Our modern narratives of science and technology can only go so
far in teaching us about the death that we must all finally face.
Can an act of the imagination, in the form of opera, take us the
rest of the way? Might opera, an art form steeped in death, teach
us how to die, as this provocative work suggests? In "Opera: The
Art of Dying" a physician and a literary theorist bring together
scientific and humanistic perspectives on the lessons on living and
dying that this extravagant and seemingly artificial art
imparts.
Contrasting the experience of mortality in opera to that in
tragedy, the Hutcheons find a more apt analogy in the medieval
custom of "contemplatio mortis"--a dramatized exercise in imagining
one's own death that prepared one for the inevitable end and helped
one enjoy the life that remained.
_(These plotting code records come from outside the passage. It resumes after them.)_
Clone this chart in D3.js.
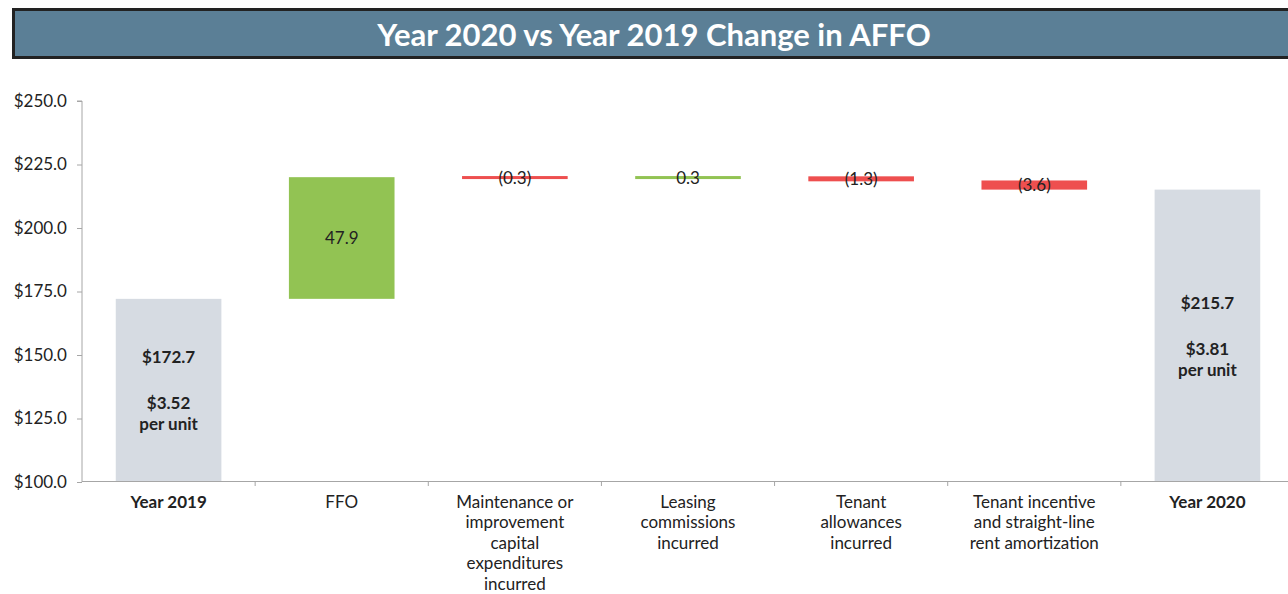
<!DOCTYPE html>
<html><head><meta charset="utf-8">
<script src="https://cdn.jsdelivr.net/npm/d3@7/dist/d3.min.js"></script>
<style>body{margin:0;background:#fff;}svg{display:block;font-family:Lato,"Open Sans",sans-serif;}</style>
</head><body>
<svg id="c" width="1288" height="594"></svg>
<script>
const title = "Year 2020 vs Year 2019 Change in AFFO";
const categories = [
  ["Year 2019"], ["FFO"],
  ["Maintenance or","improvement","capital","expenditures","incurred"],
  ["Leasing","commissions","incurred"],
  ["Tenant","allowances","incurred"],
  ["Tenant incentive","and straight-line","rent amortization"],
  ["Year 2020"]
];
const kinds = ["total","delta","delta","delta","delta","delta","total"];
const values = [172.7, 47.9, -0.3, 0.3, -1.3, -3.6, 215.7];
const valueLabels = ["$172.7","47.9","(0.3)","0.3","(1.3)","(3.6)","$215.7"];
const perUnit = ["$3.52", null, null, null, null, null, "$3.81"];
const yTicks = [100,125,150,175,200,225,250];

const svg = d3.select("#c");
// title bar
svg.append("rect").attr("x",13.5).attr("y",9.5).attr("width",1300).attr("height",48)
  .attr("fill","#5b7f96").attr("stroke","#222").attr("stroke-width",3);
svg.append("text").attr("x",654).attr("y",34).attr("text-anchor","middle")
  .attr("dominant-baseline","central").attr("fill","#fff").attr("font-weight","bold")
  .attr("font-size",31).text(title);

const x = d3.scaleBand().domain(d3.range(categories.length)).range([82,1294]).paddingInner(0.39).paddingOuter(0.195);
const y = d3.scaleLinear().domain([100,250]).range([482,101]);

// compute waterfall
let run = 0; const bars = [];
values.forEach((v,i)=>{
  if(kinds[i]==="total"){ bars.push({i,y0:100,y1:v,v}); run=v; }
  else { const s=run; run=s+v; bars.push({i,y0:Math.min(s,run),y1:Math.max(s,run),v}); }
});
const colorOf = b => kinds[b.i]==="total" ? "#d6dbe2" : (b.v>=0 ? "#92c353" : "#ee4f4f");

const g = svg.append("g");
bars.forEach(b=>{
  const top=y(b.y1)+1.5, bot=y(b.y0)+1.5;
  let h=bot-top; let yy=top;
  if(kinds[b.i]==="total"){ h = 481 - top; }
  if(h<3){ const c=(top+bot)/2; h=3; yy=c-1.5; }
  else if(h<5){ const c=(top+bot)/2; h=5; yy=c-2.5; }
  g.append("rect").attr("x",x(b.i)).attr("y",yy).attr("width",x.bandwidth()).attr("height",h).attr("fill",colorOf(b));
});

// axes
const ya = svg.append("g").attr("transform","translate(82,0)")
  .call(d3.axisLeft(y).tickValues(yTicks).tickSize(5).tickPadding(10).tickFormat(d=>"$"+d.toFixed(1)));
ya.select(".domain").attr("stroke","#a6a6a6").attr("d","M-5,101H0V482");
ya.selectAll(".tick line").attr("stroke","#a6a6a6");
ya.selectAll(".tick text").attr("font-size",17).attr("fill","#222").attr("font-family","Lato,sans-serif");

const xa = svg.append("g");
xa.append("line").attr("x1",82).attr("x2",1288).attr("y1",481.5).attr("y2",481.5).attr("stroke","#a6a6a6");
for(let i=1;i<categories.length;i++){
  const bx = x(i) - x.step()*x.paddingInner()/2;
  xa.append("line").attr("x1",bx).attr("x2",bx).attr("y1",481).attr("y2",486).attr("stroke","#a6a6a6");
}
categories.forEach((lines,i)=>{
  const t = xa.append("text").attr("text-anchor","middle").attr("font-size",17).attr("fill","#222")
    .attr("font-weight", kinds[i]==="total" ? "bold":"normal");
  lines.forEach((l,k)=>{
    t.append("tspan").attr("x",x(i)+x.bandwidth()/2).attr("y",501+k*20.6).attr("dominant-baseline","central").text(l);
  });
});

// value labels
bars.forEach(b=>{
  const cx = x(b.i)+x.bandwidth()/2;
  const cy = (y(b.y0)+y(b.y1))/2+1;
  if(kinds[b.i]==="total"){
    const t = svg.append("text").attr("text-anchor","middle").attr("font-size",17).attr("font-weight","bold").attr("fill","#222");
    t.append("tspan").attr("x",cx).attr("y",cy-34).attr("dominant-baseline","central").text(valueLabels[b.i]);
    t.append("tspan").attr("x",cx).attr("y",cy+12).attr("dominant-baseline","central").text(perUnit[b.i]);
    t.append("tspan").attr("x",cx).attr("y",cy+33).attr("dominant-baseline","central").text("per unit");
  } else {
    svg.append("text").attr("x",cx).attr("y",cy).attr("text-anchor","middle").attr("dominant-baseline","central")
      .attr("font-size",17).attr("fill","#222").text(valueLabels[b.i]);
  }
});
</script>
</body></html>
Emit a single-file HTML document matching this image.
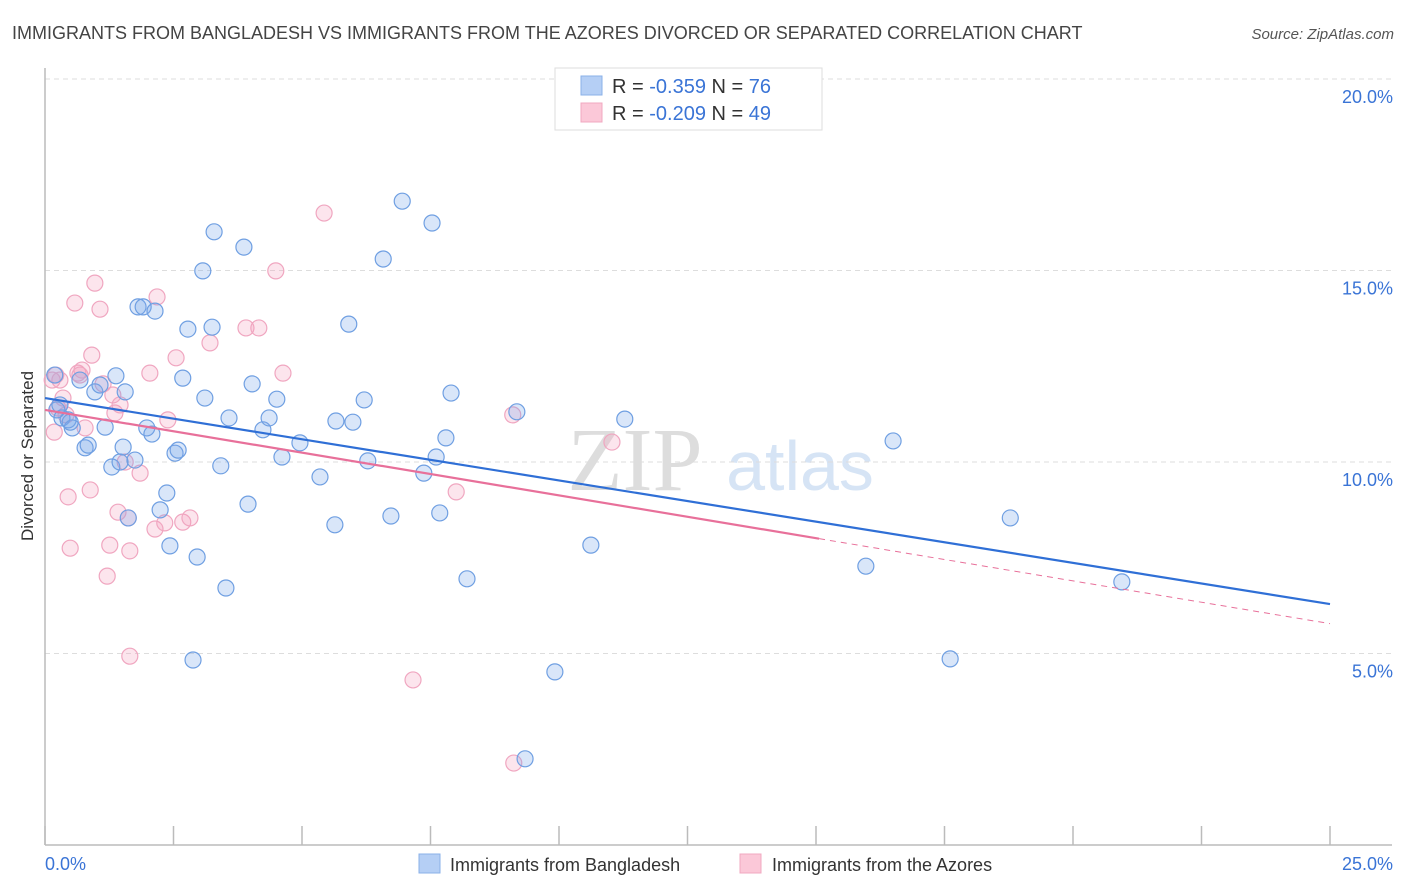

From the perspective of a
contemporary audience, they explore concepts of mortality embodied
in both the common and the more obscure operatic repertoire: the
terror of death (in Poulenc's "Dialogues of the Carmelites"); the
longing for death (in Wagner's "Tristan and Isolde"); preparation
for the good death (in Wagner's "Ring of the Nibelung"); and
suicide (in Puccini's "Madama Butterfly"). In works by Janacek,
Ullmann, Berg, and Britten, among others, the Hutcheons examine how
death is made to feel logical and even right morally,
psychologically, and artistically--how, in the art of opera, we
rehearse death in order to give life meaning.